To be done: From the first line of the data down to and including the line with "40.2, 40.5, 40.5];", copy everything exactly, leaving out pictures.

..............................

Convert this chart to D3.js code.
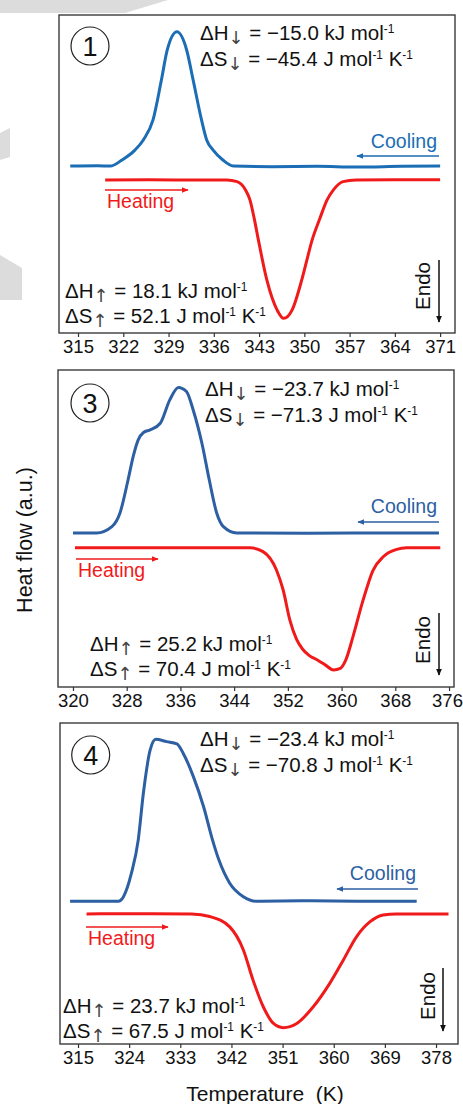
<!DOCTYPE html>
<html>
<head>
<meta charset="utf-8">
<script src="https://cdn.jsdelivr.net/npm/d3@7"></script>
<style>
  body { margin: 0; background: #fff; }
  text { font-family: "Liberation Sans", Arial, sans-serif; white-space: pre; }
</style>
</head>
<body>
<svg id="chart" width="463" height="1104"></svg>
<script>
// ---- data (temperature K, heat flow a.u.) ----
const coolT1  = [313.8, 318, 320, 321.8, 323.8, 325.1, 326.6, 327.9, 328.8, 330.3, 331.8, 332.8, 334.1, 334.9, 335.9, 337.4, 339, 345, 352, 358, 365, 371];
const coolHF1 = [52.5, 52.6, 52.5, 54.4, 57.5, 60.7, 67, 79.6, 89, 94.7, 89, 79.6, 67, 60.7, 57.5, 54.4, 52.5, 52.3, 52.4, 52.2, 52.4, 52.5];
const heatT1  = [319.2, 326, 333, 338, 339.6, 340.9, 341.6, 342.3, 342.9, 344.2, 345.8, 346.8, 348.1, 349.6, 350.4, 351.2, 352.4, 353.5, 354.5, 356, 358, 364, 371];
const heatHF1 = [48.1, 48.2, 48.1, 48.1, 47.6, 45, 41.8, 35.5, 29.2, 16.7, 7.2, 4.6, 7.2, 16.7, 23, 29.2, 36, 41.8, 45, 47.6, 48.1, 48.2, 48.2];

const coolT3  = [320, 323.5, 325.8, 327, 328.2, 329, 329.7, 330.5, 331.5, 333, 334.4, 335.7, 336.9, 337.9, 339.2, 340.3, 341.4, 342.4, 344.4, 355, 365, 374.5];
const coolHF3 = [48.6, 48.6, 50.6, 54.9, 65.3, 73, 77.9, 80.3, 81.1, 83.2, 90.5, 94.5, 93.2, 87.4, 76.9, 65.3, 54.9, 50.6, 48.6, 48.5, 48.6, 48.6];
const heatT3  = [320.3, 330, 340, 346.4, 348.3, 350.3, 351.3, 352.3, 353.3, 354.2, 355.2, 356.4, 357.6, 358.8, 359.8, 360.6, 361.7, 363.2, 364.7, 366.2, 368.2, 369.7, 374.7];
const heatHF3 = [43.9, 43.9, 43.9, 43.9, 42.7, 36.9, 30.6, 21.1, 15, 11.9, 9.9, 8.5, 6.9, 5.4, 5.9, 8.4, 15.9, 27.4, 36.9, 41.1, 43.4, 43.9, 43.9];

const coolT4  = [313.6, 318, 322.1, 323, 324.4, 325.6, 326.5, 327.7, 328.7, 330.6, 332.4, 333.5, 335.3, 337.1, 338.6, 339.8, 341.7, 344.1, 346.4, 355, 365, 374.6];
const coolHF4 = [44.5, 44.5, 44.5, 45.9, 53.2, 63.6, 78.1, 91.6, 94.9, 94.2, 93.5, 90.6, 83.3, 73.9, 64, 57.3, 50.1, 45.9, 44.5, 44.6, 44.5, 44.5];
const heatT4  = [316.5, 325, 335, 338.2, 341.7, 344.1, 345.8, 347.6, 349.4, 351.1, 353.5, 356.4, 359.3, 361.7, 364, 366.4, 368.7, 371, 380.2];
const heatHF4 = [40.5, 40.6, 40.5, 39.7, 36.5, 29.3, 19.9, 11.6, 6.4, 5.1, 6.4, 11.6, 18.9, 26.2, 33.4, 38.1, 40.2, 40.5, 40.5];

const ticks1 = [315, 322, 329, 336, 343, 350, 357, 364, 371];
const ticks3 = [320, 328, 336, 344, 352, 360, 368, 376];
const ticks4 = [315, 324, 333, 342, 351, 360, 369, 378];

const panelNames = ["1", "3", "4"];
const dHcool = ["\u221215.0", "\u221223.7", "\u221223.4"];
const dScool = ["\u221245.4", "\u221271.3", "\u221270.8"];
const dHheat = ["18.1", "25.2", "23.7"];
const dSheat = ["52.1", "70.4", "67.5"];

// ---- layout ----
const svg = d3.select("#chart");
const blue1 = "#1b6db5", blue2 = "#2d5fa3", red = "#f01a1a";

const panels = [
  { name: panelNames[0], cT: coolT1, cH: coolHF1, hT: heatT1, hH: heatHF1, ticks: ticks1,
    box: [59, 455, 15, 333], dom: [312.06, 373.3], blue: blue1,
    circ: [90, 46], top: [200, 40], cool: [437, 148, 156, 357], heat: [107, 208, 190, 188],
    bot: [65, 298], endo: [423, 286, 439, 260, 322] },
  { name: panelNames[1], cT: coolT3, cH: coolHF3, hT: heatT3, hH: heatHF3, ticks: ticks3,
    box: [58, 454, 370, 687], dom: [317.77, 376.74], blue: blue2,
    circ: [90, 403], top: [205, 396], cool: [437, 513, 522, 358], heat: [78, 577, 559, 158],
    bot: [90, 651], endo: [423, 640, 439, 613, 675] },
  { name: panelNames[2], cT: coolT4, cH: coolHF4, hT: heatT4, hH: heatHF4, ticks: ticks4,
    box: [60, 458, 723, 1044], dom: [311.83, 381.87], blue: blue2,
    circ: [90.7, 755], top: [200, 746], cool: [416, 880, 889, 337], heat: [88, 945, 927, 168],
    bot: [63, 1013], endo: [428, 996, 443, 968, 1031] }
];

// faint watermark pieces behind the figure
const wm = svg.append("g").attr("fill", "#dcdcdc");
wm.append("polygon").attr("points", "0,0 168,0 125,13 0,13");
wm.append("polygon").attr("points", "0,133 10,128 10,157 0,160");
wm.append("polygon").attr("points", "0,255 22,268 22,300 0,300");

const defs = svg.append("defs");
function marker(id, color) {
  defs.append("marker").attr("id", id).attr("viewBox", "0 0 10 10")
    .attr("refX", 9).attr("refY", 5).attr("markerWidth", 7).attr("markerHeight", 6)
    .attr("orient", "auto-start-reverse").attr("markerUnits", "userSpaceOnUse")
    .attr("preserveAspectRatio", "none")
    .append("path").attr("d", "M0,0 L10,5 L0,10 Z").attr("fill", color);
}
marker("mBlue1", blue1);
marker("mBlue2", blue2);
marker("mRed", red);
marker("mBlack", "#111");

// segments: plain string, {hi: ".."} raised small, {ar: ".."} arrow dropped a little
function rich(g, x, y, segs, fs) {
  const t = g.append("text").attr("x", x).attr("y", y).attr("font-size", fs).attr("fill", "#111");
  let shift = 0;
  segs.forEach(s => {
    let txt = s, want = 0, size = null, isArr = false;
    if (typeof s === "object") {
      if (s.hi) { txt = s.hi; want = -fs * 0.36; size = fs * 0.58; }
      else { txt = s.ar; want = 3.5; size = 18; isArr = true; }
    }
    const ts = t.append("tspan").text(txt);
    if (size) ts.attr("font-size", size);
    if (isArr) ts.attr("font-family", "'DejaVu Sans', sans-serif").attr("fill", "#444");
    if (want !== shift) ts.attr("dy", want - shift);
    shift = want;
  });
  return t;
}

const fs = 20.5;
panels.forEach((p, i) => {
  const [x0, x1, y0, y1] = p.box;
  const x = d3.scaleLinear().domain(p.dom).range([x0, x1]);
  const y = d3.scaleLinear().domain([0, 100]).range([y1, y0]);
  const g = svg.append("g");

  g.append("rect").attr("x", x0).attr("y", y0).attr("width", x1 - x0).attr("height", y1 - y0)
    .attr("fill", "#fff").attr("stroke", "#3a3a3a").attr("stroke-width", 1.4);

  const ax = g.append("g").attr("transform", `translate(0,${y1})`)
    .call(d3.axisBottom(x).tickValues(p.ticks).tickSize(4).tickPadding(3).tickFormat(d3.format("d")));
  ax.select(".domain").remove();
  ax.selectAll(".tick line").attr("stroke", "#333").attr("stroke-width", 1.2);
  ax.selectAll(".tick text").attr("font-size", 18.5).attr("fill", "#111")
    .attr("font-family", "'Liberation Sans', Arial, sans-serif")
    .attr("dx", d => x(d) + 15 > 462 ? 462 - 15 - x(d) : 0);

  const line = d3.line().x(d => x(d[0])).y(d => y(d[1])).curve(d3.curveMonotoneX);
  g.append("path").datum(p.cT.map((t, k) => [t, p.cH[k]])).attr("d", line)
    .attr("fill", "none").attr("stroke", p.blue).attr("stroke-width", 3).attr("stroke-linejoin", "round");
  g.append("path").datum(p.hT.map((t, k) => [t, p.hH[k]])).attr("d", line)
    .attr("fill", "none").attr("stroke", red).attr("stroke-width", 3).attr("stroke-linejoin", "round");

  // panel number
  g.append("circle").attr("cx", p.circ[0]).attr("cy", p.circ[1]).attr("r", 19)
    .attr("fill", "#fff").attr("stroke", "#222").attr("stroke-width", 1.2);
  g.append("text").attr("x", p.circ[0]).attr("y", p.circ[1] + 9.5).attr("text-anchor", "middle")
    .attr("font-size", 27).attr("fill", "#111").text(p.name);

  // cooling thermodynamics
  rich(g, p.top[0], p.top[1], ["\u0394H", { ar: "\u2193" }, " = " + dHcool[i] + " kJ mol", { hi: "-1" }], fs);
  rich(g, p.top[0], p.top[1] + 26, ["\u0394S", { ar: "\u2193" }, " = " + dScool[i] + " J mol", { hi: "-1" }, " K", { hi: "-1" }], fs);
  // heating thermodynamics
  rich(g, p.bot[0], p.bot[1], ["\u0394H", { ar: "\u2191" }, " = " + dHheat[i] + " kJ mol", { hi: "-1" }], fs);
  rich(g, p.bot[0], p.bot[1] + 25, ["\u0394S", { ar: "\u2191" }, " = " + dSheat[i] + " J mol", { hi: "-1" }, " K", { hi: "-1" }], fs);

  // cooling / heating labels with arrows
  const mb = i === 0 ? "mBlue1" : "mBlue2";
  g.append("text").attr("x", p.cool[0]).attr("y", p.cool[1]).attr("text-anchor", "end")
    .attr("font-size", 19.5).attr("fill", p.blue).text("Cooling");
  g.append("line").attr("x1", p.cool[0] + 2).attr("x2", p.cool[3]).attr("y1", p.cool[2]).attr("y2", p.cool[2])
    .attr("stroke", p.blue).attr("stroke-width", 1.5).attr("marker-end", `url(#${mb})`);
  g.append("text").attr("x", p.heat[0]).attr("y", p.heat[1])
    .attr("font-size", 19.5).attr("fill", red).text("Heating");
  g.append("line").attr("x1", p.heat[0] - 2).attr("x2", p.heat[3]).attr("y1", p.heat[2]).attr("y2", p.heat[2])
    .attr("stroke", red).attr("stroke-width", 1.5).attr("marker-end", "url(#mRed)");

  // endo marker
  g.append("text").attr("transform", `translate(${p.endo[0] + 7},${p.endo[1]}) rotate(-90)`)
    .attr("text-anchor", "middle").attr("font-size", 20.5).attr("fill", "#111").text("Endo");
  g.append("line").attr("x1", p.endo[2]).attr("x2", p.endo[2]).attr("y1", p.endo[3]).attr("y2", p.endo[4])
    .attr("stroke", "#111").attr("stroke-width", 1.5).attr("marker-end", "url(#mBlack)");
});

// axis titles
svg.append("text").attr("transform", "translate(32,540) rotate(-90)").attr("text-anchor", "middle")
  .attr("font-size", 21.5).attr("fill", "#111").text("Heat flow (a.u.)");
svg.append("text").attr("x", 265).attr("y", 1101).attr("text-anchor", "middle")
  .attr("font-size", 21).attr("fill", "#111").text("Temperature  (K)");
</script>
</body>
</html>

..............................

Result:
Convert this chart to D3.js code.
<!DOCTYPE html>
<html>
<head>
<meta charset="utf-8">
<script src="https://cdn.jsdelivr.net/npm/d3@7"></script>
<style>
  body { margin: 0; background: #fff; }
  text { font-family: "Liberation Sans", Arial, sans-serif; white-space: pre; }
</style>
</head>
<body>
<svg id="chart" width="463" height="1104"></svg>
<script>
// ---- data (temperature K, heat flow a.u.) ----
const coolT1  = [313.8, 318, 320, 321.8, 323.8, 325.1, 326.6, 327.9, 328.8, 330.3, 331.8, 332.8, 334.1, 334.9, 335.9, 337.4, 339, 345, 352, 358, 365, 371];
const coolHF1 = [52.5, 52.6, 52.5, 54.4, 57.5, 60.7, 67, 79.6, 89, 94.7, 89, 79.6, 67, 60.7, 57.5, 54.4, 52.5, 52.3, 52.4, 52.2, 52.4, 52.5];
const heatT1  = [319.2, 326, 333, 338, 339.6, 340.9, 341.6, 342.3, 342.9, 344.2, 345.8, 346.8, 348.1, 349.6, 350.4, 351.2, 352.4, 353.5, 354.5, 356, 358, 364, 371];
const heatHF1 = [48.1, 48.2, 48.1, 48.1, 47.6, 45, 41.8, 35.5, 29.2, 16.7, 7.2, 4.6, 7.2, 16.7, 23, 29.2, 36, 41.8, 45, 47.6, 48.1, 48.2, 48.2];

const coolT3  = [320, 323.5, 325.8, 327, 328.2, 329, 329.7, 330.5, 331.5, 333, 334.4, 335.7, 336.9, 337.9, 339.2, 340.3, 341.4, 342.4, 344.4, 355, 365, 374.5];
const coolHF3 = [48.6, 48.6, 50.6, 54.9, 65.3, 73, 77.9, 80.3, 81.1, 83.2, 90.5, 94.5, 93.2, 87.4, 76.9, 65.3, 54.9, 50.6, 48.6, 48.5, 48.6, 48.6];
const heatT3  = [320.3, 330, 340, 346.4, 348.3, 350.3, 351.3, 352.3, 353.3, 354.2, 355.2, 356.4, 357.6, 358.8, 359.8, 360.6, 361.7, 363.2, 364.7, 366.2, 368.2, 369.7, 374.7];
const heatHF3 = [43.9, 43.9, 43.9, 43.9, 42.7, 36.9, 30.6, 21.1, 15, 11.9, 9.9, 8.5, 6.9, 5.4, 5.9, 8.4, 15.9, 27.4, 36.9, 41.1, 43.4, 43.9, 43.9];

const coolT4  = [313.6, 318, 322.1, 323, 324.4, 325.6, 326.5, 327.7, 328.7, 330.6, 332.4, 333.5, 335.3, 337.1, 338.6, 339.8, 341.7, 344.1, 346.4, 355, 365, 374.6];
const coolHF4 = [44.5, 44.5, 44.5, 45.9, 53.2, 63.6, 78.1, 91.6, 94.9, 94.2, 93.5, 90.6, 83.3, 73.9, 64, 57.3, 50.1, 45.9, 44.5, 44.6, 44.5, 44.5];
const heatT4  = [316.5, 325, 335, 338.2, 341.7, 344.1, 345.8, 347.6, 349.4, 351.1, 353.5, 356.4, 359.3, 361.7, 364, 366.4, 368.7, 371, 380.2];
const heatHF4 = [40.5, 40.6, 40.5, 39.7, 36.5, 29.3, 19.9, 11.6, 6.4, 5.1, 6.4, 11.6, 18.9, 26.2, 33.4, 38.1, 40.2, 40.5, 40.5];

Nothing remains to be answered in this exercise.